Question: If I may actually follow up with that, and perhaps ask Ms. Jahangir what is the prospects then, of building a vibrant civil society sector?
Asma Jahangir: But I mean, you see, one has to look at it also more positively. Yes, there are certain societies that have been left behind. When you look at them, these are also societies that you're talking about where there has also been an absence of a democratic culture, as well. So that is why the democracy and women's rights are also very much inter-linked. There is no such thing anymore as an Islamic country, for God's sake. Or a Christian country.
Question: You mentioned that there's a troika in Pakistan, and in that troika you mentioned that the judiciary is one of them. Now, the usual lament has always been that the judiciary doesn't have any power in Pakistan. So, could you explain that statement?

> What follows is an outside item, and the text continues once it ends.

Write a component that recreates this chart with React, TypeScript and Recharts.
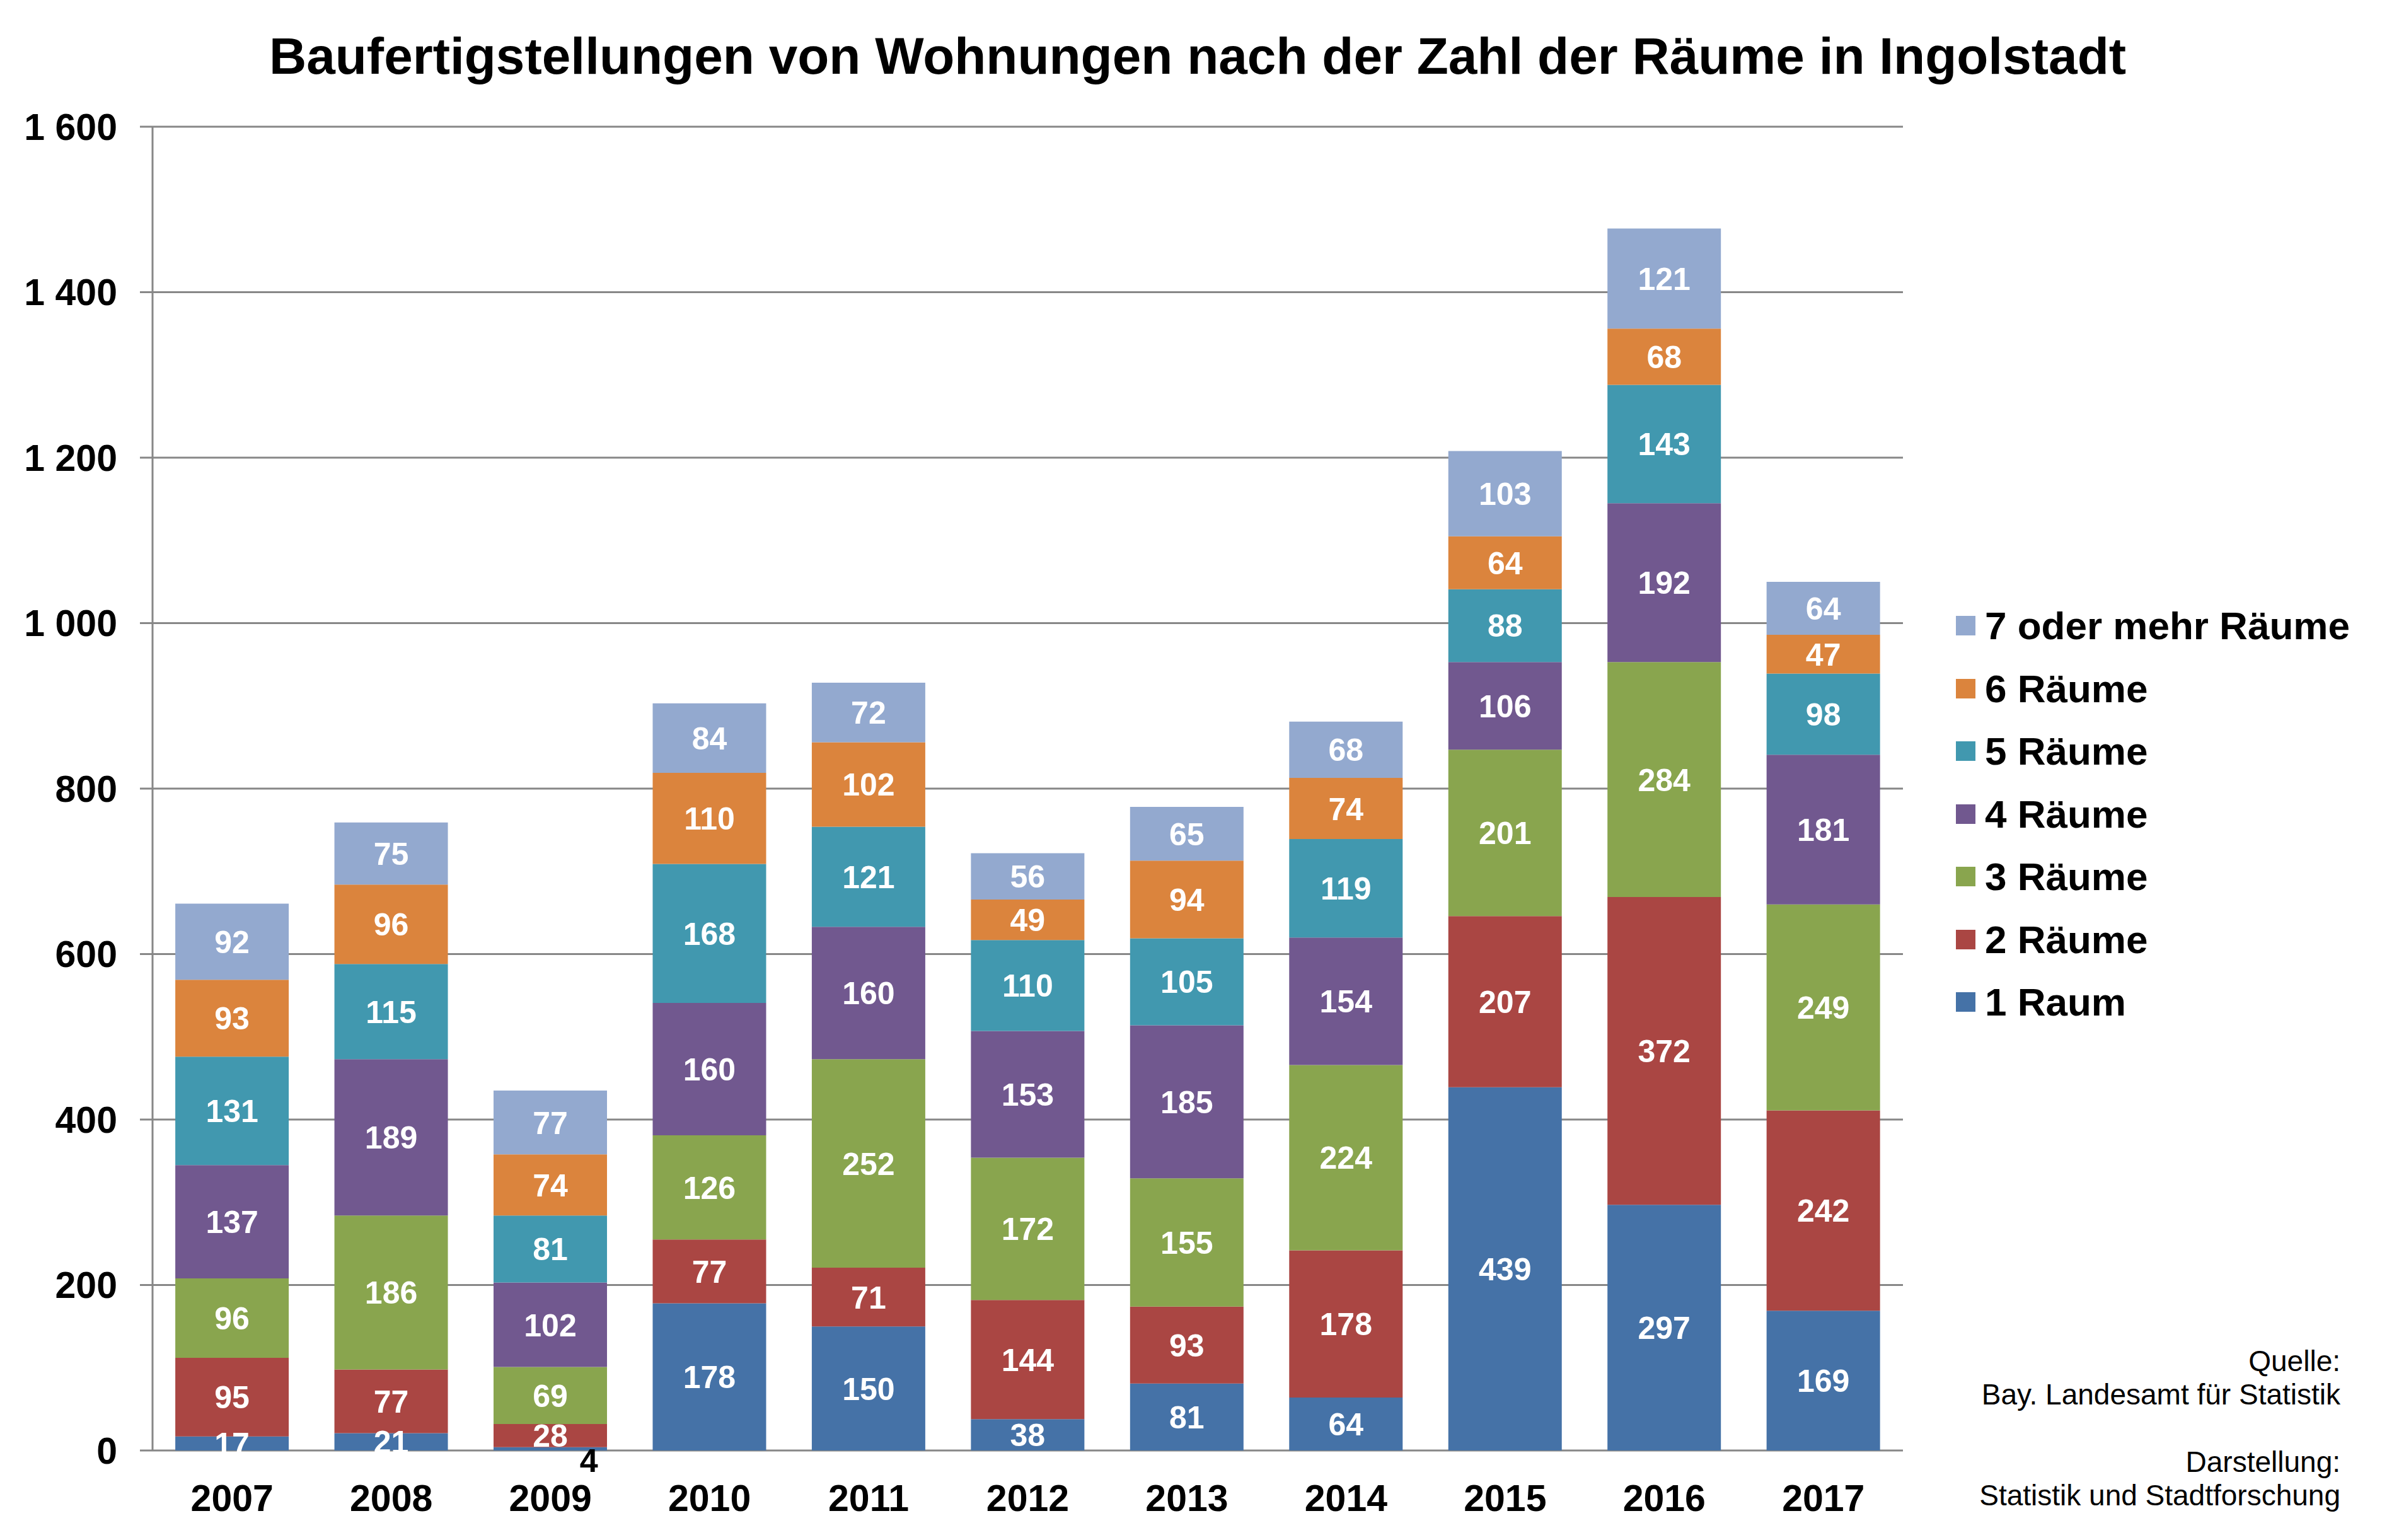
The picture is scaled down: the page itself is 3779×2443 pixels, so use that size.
import { Bar, BarChart, CartesianGrid, LabelList, XAxis, YAxis } from "recharts";

const years = ["2007", "2008", "2009", "2010", "2011", "2012", "2013", "2014", "2015", "2016", "2017"];

const raum1 = [17, 21, 4, 178, 150, 38, 81, 64, 439, 297, 169];
const raeume2 = [95, 77, 28, 77, 71, 144, 93, 178, 207, 372, 242];
const raeume3 = [96, 186, 69, 126, 252, 172, 155, 224, 201, 284, 249];
const raeume4 = [137, 189, 102, 160, 160, 153, 185, 154, 106, 192, 181];
const raeume5 = [131, 115, 81, 168, 121, 110, 105, 119, 88, 143, 98];
const raeume6 = [93, 96, 74, 110, 102, 49, 94, 74, 64, 68, 47];
const raeume7 = [92, 75, 77, 84, 72, 56, 65, 68, 103, 121, 64];

const yTicks = [0, 200, 400, 600, 800, 1000, 1200, 1400, 1600];

const series = [
  { key: "r1", name: "1 Raum", values: raum1, color: "#4572A7" },
  { key: "r2", name: "2 Räume", values: raeume2, color: "#AA4643" },
  { key: "r3", name: "3 Räume", values: raeume3, color: "#89A54E" },
  { key: "r4", name: "4 Räume", values: raeume4, color: "#71588F" },
  { key: "r5", name: "5 Räume", values: raeume5, color: "#4198AF" },
  { key: "r6", name: "6 Räume", values: raeume6, color: "#DB843D" },
  { key: "r7", name: "7 oder mehr Räume", values: raeume7, color: "#93A9CF" },
];

const data = years.map((year, i) => {
  const row: Record<string, string | number> = { year };
  series.forEach((s) => {
    row[s.key] = s.values[i];
  });
  return row;
});

// boundaries between the year bands, for the Excel-style ticks
const edgeTicks = years.map((_, i) => i).concat(years.length);

const FONT = '"Liberation Sans", Arial, sans-serif';
const GRAY = "#878787";

const formatThousands = (v: number) =>
  v >= 1000 ? `${Math.floor(v / 1000)} ${String(v % 1000).padStart(3, "0")}` : String(v);

const renderLabel = (props: any) => {
  const { x, y, width, height, value } = props;
  if (value < 10) {
    // too small for the bar: put it just under the axis, like the original
    return (
      <text
        x={x + width * 0.84}
        y={y + height + 34}
        textAnchor="middle"
        fill="#000"
        fontFamily={FONT}
        fontWeight="bold"
        fontSize={52}
      >
        {value}
      </text>
    );
  }
  return (
    <text
      x={x + width / 2}
      y={y + height / 2}
      dy="0.36em"
      textAnchor="middle"
      fill="#fff"
      fontFamily={FONT}
      fontWeight="bold"
      fontSize={50}
    >
      {value}
    </text>
  );
};

const App = () => {
  return (
    <div
      style={{
        position: "absolute",
        left: 0,
        top: 0,
        width: 3779,
        height: 2443,
        background: "#fff",
        fontFamily: FONT,
      }}
    >
      <BarChart
        width={3779}
        height={2443}
        data={data}
        margin={{ top: 201, right: 760, bottom: 42, left: 42 }}
        barCategoryGap="14.3%"
      >
        <CartesianGrid vertical={false} stroke={GRAY} strokeWidth={3} />
        <XAxis
          xAxisId="edge"
          type="number"
          domain={[0, years.length]}
          ticks={edgeTicks}
          allowDataOverflow
          interval={0}
          height={0}
          tick={false}
          tickSize={19}
          tickLine={{ stroke: GRAY, strokeWidth: 3 }}
          axisLine={{ stroke: GRAY, strokeWidth: 3 }}
        />
        <XAxis
          xAxisId="cat"
          dataKey="year"
          height={100}
          interval={0}
          axisLine={false}
          tickLine={false}
          tickSize={0}
          tickMargin={54}
          tick={{ fill: "#000", fontSize: 59, fontWeight: "bold", fontFamily: FONT }}
        />
        <YAxis
          width={200}
          domain={[0, 1600]}
          ticks={yTicks}
          interval={0}
          tickSize={20}
          tickMargin={36}
          tickFormatter={formatThousands}
          tickLine={{ stroke: GRAY, strokeWidth: 3 }}
          axisLine={{ stroke: GRAY, strokeWidth: 3 }}
          tick={{ fill: "#000", fontSize: 59, fontWeight: "bold", fontFamily: FONT }}
        />
        {series.map((s) => (
          <Bar
            key={s.key}
            xAxisId="cat"
            dataKey={s.key}
            name={s.name}
            stackId="a"
            fill={s.color}
            isAnimationActive={false}
          >
            <LabelList dataKey={s.key} content={renderLabel} />
          </Bar>
        ))}
      </BarChart>

      <svg
        width={3779}
        height={2443}
        style={{ position: "absolute", left: 0, top: 0, pointerEvents: "none" }}
      >
        <text x={1900} y={117} textAnchor="middle" fontFamily={FONT} fontWeight="bold" fontSize={82}>
          Baufertigstellungen von Wohnungen nach der Zahl der Räume in Ingolstadt
        </text>
        <g fontFamily={FONT} fontSize={46} textAnchor="end" fill="#000">
          <text x={3713} y={2175}>Quelle:</text>
          <text x={3713} y={2228}>Bay. Landesamt für Statistik</text>
          <text x={3713} y={2335}>Darstellung:</text>
          <text x={3713} y={2388}>Statistik und Stadtforschung</text>
        </g>
      </svg>

      <div style={{ position: "absolute", left: 3103, top: 943 }}>
        {series
          .slice()
          .reverse()
          .map((s) => (
            <div
              key={s.key}
              style={{ display: "flex", alignItems: "center", height: 99.5, whiteSpace: "nowrap" }}
            >
              <span style={{ width: 31, height: 31, background: s.color, marginRight: 15 }} />
              <span style={{ fontSize: 62, fontWeight: "bold", color: "#000" }}>{s.name}</span>
            </div>
          ))}
      </div>
    </div>
  );
};

export default App;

Asma Jahangir: Well, judiciary has lots of power in Pakistan. They have the power to legitimize a military government. They have the power to execute a former Prime Minister. They have the power to Islamize all laws, according to their wishes. So they have a lot of power. It's not that they don't have power. They are very well selected. The lesser the spine, the better the judge.
Question: Can you please say whether you think Pakistan should be an Islamic Republic or a secular state?

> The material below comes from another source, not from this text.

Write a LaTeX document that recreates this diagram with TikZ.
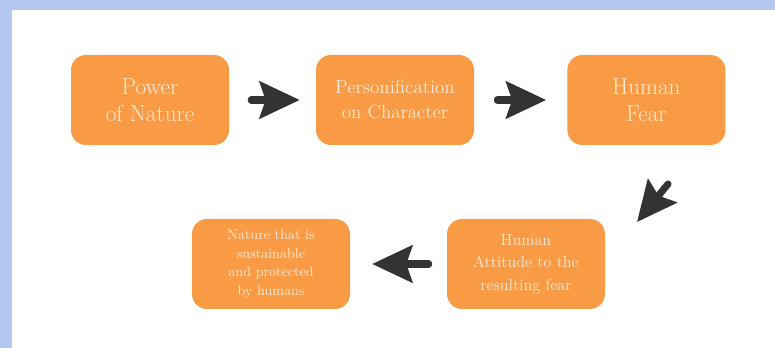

Asma Jahangir: Look. I am of the view that there is no such thing as a country having a religion. I'm afraid. Even anywhere. Is America a Christian state, for example? I mean, there are Christians, there are Muslims, there are every kind of people living there. Even in Pakistan, we have our Christian Pakistanis, our Hindu Pakistanis who are equally dear to us. At least to me. So I think that we have to be a State that believes in secular values. We have somehow distorted the meaning of secularism. Secularism does not mean that people have to give up their religion. It just means that people have to be tolerant of other peoples' religions.
Asma Jahangir: I like my religion. I don't want people to be intolerant towards my religion. Therefore, I would not want that a Christian Pakistani should suffer because people are intolerant about his or her religion. Or a Hindu Pakistani, or an Ahmadi Pakistani, for example. And I have to say that it pains me when I see persecution of Ahmadis in Pakistan. This is something that people are not willing to talk about in Pakistan.
Question: I'm Smita Naurila, with Human Rights Watch. It's nice to see you again. I have two questions. One is, what role do you think international civil society and in particular international NGOs can play in helping to develop, especially at this time, what you've termed as the progressive movement in Pakistan? The second question is what your opinions or views were on economic isolationism. In particular, suspensions of grants or loans or aids or sanctions; whether that's something that can be used effectively as leverage against the military government, or if it's something that in the end ultimately hurts the people of Pakistan.
Asma Jahangir: Well, I think that it's very important that you say that. Now is a very critical time for international NGOs. Pakistan and countries like Pakistan, when you take a position, you really must have a brainstorming before you do it. Particularly, with one of your reports I saw about military government and human rights. I was a little bit pained to see that. Because mine is, for example, a second generation that has fought military governments. I would feel that then people like us would be discouraged. The more I see of the world, what I saw in East Timor, I think military governments cannot deliver any more.